The buyer was an amateur photographer who bought them because he liked the mountains.
A Rookwood Pottery Vase

Rookwood Pottery from Cincinnati produced some of the most significant American art pottery of the late 19th and early 20th centuries — pieces that now appear in major museum collections alongside European work. A vase purchased at a Midwestern garage sale for $8 turned out to be a rare Rookwood piece from 1900 and sold at auction for $12,000.
The glaze color was the giveaway, but only if you already knew what you were looking at.
A Buffalo Bill Poster

Original lithographic circus and Wild West show posters from the late 1800s are extraordinary survivors — printed on fragile paper, posted outdoors, expected to last two weeks.
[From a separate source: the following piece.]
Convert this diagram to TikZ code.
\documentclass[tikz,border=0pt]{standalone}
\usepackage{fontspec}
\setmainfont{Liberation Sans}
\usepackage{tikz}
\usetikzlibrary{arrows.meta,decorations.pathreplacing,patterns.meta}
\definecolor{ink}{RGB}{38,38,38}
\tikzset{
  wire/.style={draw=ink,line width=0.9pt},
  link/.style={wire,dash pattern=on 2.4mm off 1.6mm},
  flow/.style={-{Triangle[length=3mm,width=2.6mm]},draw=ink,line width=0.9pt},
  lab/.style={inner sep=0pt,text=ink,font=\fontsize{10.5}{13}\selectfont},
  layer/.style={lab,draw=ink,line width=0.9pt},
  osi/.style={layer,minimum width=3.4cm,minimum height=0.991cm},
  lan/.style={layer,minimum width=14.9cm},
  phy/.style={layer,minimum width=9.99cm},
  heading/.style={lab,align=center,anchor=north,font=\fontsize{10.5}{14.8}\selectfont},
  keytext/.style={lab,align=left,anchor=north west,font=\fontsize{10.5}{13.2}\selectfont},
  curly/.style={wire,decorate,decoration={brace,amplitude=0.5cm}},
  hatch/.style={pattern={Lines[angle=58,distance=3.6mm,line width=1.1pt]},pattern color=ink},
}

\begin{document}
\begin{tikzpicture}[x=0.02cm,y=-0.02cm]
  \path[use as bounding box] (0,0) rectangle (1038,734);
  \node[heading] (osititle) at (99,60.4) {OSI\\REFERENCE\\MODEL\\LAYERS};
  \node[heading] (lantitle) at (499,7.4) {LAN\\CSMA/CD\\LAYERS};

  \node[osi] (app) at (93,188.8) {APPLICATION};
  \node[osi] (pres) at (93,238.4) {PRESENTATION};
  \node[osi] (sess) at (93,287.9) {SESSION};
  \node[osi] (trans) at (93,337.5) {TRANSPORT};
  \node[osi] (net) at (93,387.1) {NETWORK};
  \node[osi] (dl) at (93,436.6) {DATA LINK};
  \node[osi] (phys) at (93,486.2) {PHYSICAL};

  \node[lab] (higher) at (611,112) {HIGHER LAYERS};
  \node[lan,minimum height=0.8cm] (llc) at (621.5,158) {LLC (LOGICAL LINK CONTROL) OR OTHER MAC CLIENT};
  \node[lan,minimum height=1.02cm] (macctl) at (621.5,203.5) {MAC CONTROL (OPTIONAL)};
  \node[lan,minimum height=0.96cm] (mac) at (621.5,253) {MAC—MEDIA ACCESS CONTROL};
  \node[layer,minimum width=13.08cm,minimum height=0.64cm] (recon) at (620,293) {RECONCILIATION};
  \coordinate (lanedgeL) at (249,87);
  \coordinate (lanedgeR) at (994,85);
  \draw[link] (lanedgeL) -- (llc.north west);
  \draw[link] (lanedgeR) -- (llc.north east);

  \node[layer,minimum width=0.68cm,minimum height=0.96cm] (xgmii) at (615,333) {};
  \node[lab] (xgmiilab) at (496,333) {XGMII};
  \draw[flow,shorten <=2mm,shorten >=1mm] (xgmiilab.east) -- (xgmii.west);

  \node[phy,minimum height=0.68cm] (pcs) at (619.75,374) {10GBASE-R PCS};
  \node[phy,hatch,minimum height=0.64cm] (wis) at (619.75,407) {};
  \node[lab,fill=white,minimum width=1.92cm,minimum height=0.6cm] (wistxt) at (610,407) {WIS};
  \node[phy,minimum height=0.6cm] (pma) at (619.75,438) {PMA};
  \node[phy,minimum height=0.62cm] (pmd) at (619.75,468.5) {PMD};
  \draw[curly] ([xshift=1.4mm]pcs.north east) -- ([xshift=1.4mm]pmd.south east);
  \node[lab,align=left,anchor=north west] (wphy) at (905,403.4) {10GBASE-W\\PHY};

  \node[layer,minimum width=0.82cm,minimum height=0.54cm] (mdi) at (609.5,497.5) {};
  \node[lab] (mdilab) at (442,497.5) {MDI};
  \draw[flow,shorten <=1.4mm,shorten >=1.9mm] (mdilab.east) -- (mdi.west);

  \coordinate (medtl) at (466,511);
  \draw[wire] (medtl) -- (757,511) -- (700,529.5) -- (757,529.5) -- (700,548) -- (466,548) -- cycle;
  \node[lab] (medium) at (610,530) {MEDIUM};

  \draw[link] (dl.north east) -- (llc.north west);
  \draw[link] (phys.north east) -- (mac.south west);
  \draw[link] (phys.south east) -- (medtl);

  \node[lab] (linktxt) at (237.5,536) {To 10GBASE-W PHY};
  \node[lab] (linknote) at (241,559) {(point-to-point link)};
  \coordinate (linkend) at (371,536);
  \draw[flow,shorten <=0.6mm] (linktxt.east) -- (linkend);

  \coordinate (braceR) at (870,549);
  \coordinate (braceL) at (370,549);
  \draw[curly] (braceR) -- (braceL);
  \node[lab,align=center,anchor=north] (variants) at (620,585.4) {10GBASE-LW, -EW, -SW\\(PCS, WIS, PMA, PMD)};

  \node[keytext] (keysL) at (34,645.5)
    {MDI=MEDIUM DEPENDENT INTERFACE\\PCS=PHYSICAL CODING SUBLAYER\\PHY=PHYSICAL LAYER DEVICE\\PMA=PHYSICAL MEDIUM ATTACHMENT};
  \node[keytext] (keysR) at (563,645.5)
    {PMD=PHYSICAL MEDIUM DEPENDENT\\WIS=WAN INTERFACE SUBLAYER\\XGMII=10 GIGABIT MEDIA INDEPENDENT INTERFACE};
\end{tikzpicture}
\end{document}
A Buffalo Bill Wild West show poster purchased at a Pennsylvania garage sale for $2 was later sold through a Western Americana dealer for $18,000.
The poster had been folded in quarters and stored in a steamer trunk for most of its life.
A Martin Guitar

Martin guitars built before 1960 are legitimate collector’s items — the pre-war ones especially, with their particular spruce tops and scalloped bracing that modern production doesn’t replicate. A 1940s Martin D-28 purchased at an estate sale for $100 was later sold through a vintage instrument dealer for $35,000.
The buyer played it for two years before anyone told him what it was worth, which is arguably the best two years it had seen since the Eisenhower administration.
A Sèvres Porcelain Vase

Sèvres porcelain made for the French royal court in the 18th century carries a specific mark — the interlaced LL cipher — that most people haven’t been trained to recognize. A vase bearing that mark was purchased at a Connecticut estate sale for $40 and later sold through a European ceramics specialist for $22,000.
The estate executor had priced it based on how it looked next to everything else on the table.
An Antique Navajo Blanket

First-phase Navajo chief’s blankets from the early 19th century are among the most significant textiles produced on the North American continent — woven before commercial dyes, before the railroad changed the Navajo world entirely, before most of the blankets were traded away and lost. One such blanket, purchased at a garage sale in the American Southwest for $20, was brought to a major auction house and sold for $1.5 million.
The buyer had folded it over a chair in her bedroom for three years.
The Table at the End of the Driveway

The strangest part of all these stories isn’t the money — it’s the gap between how these objects were held and what they actually were. A Roman coin in a mason jar.
A Ming bowl holding car keys. A potential Pollock leaning against a garage wall for a decade.
The objects didn’t change; the attention around them did. And that’s the quiet argument every single one of these stories is making: that the world is full of significant things waiting in ordinary places, and the only real difference between the person who bought that $2 painting and everyone else who walked past it is that one of them stopped.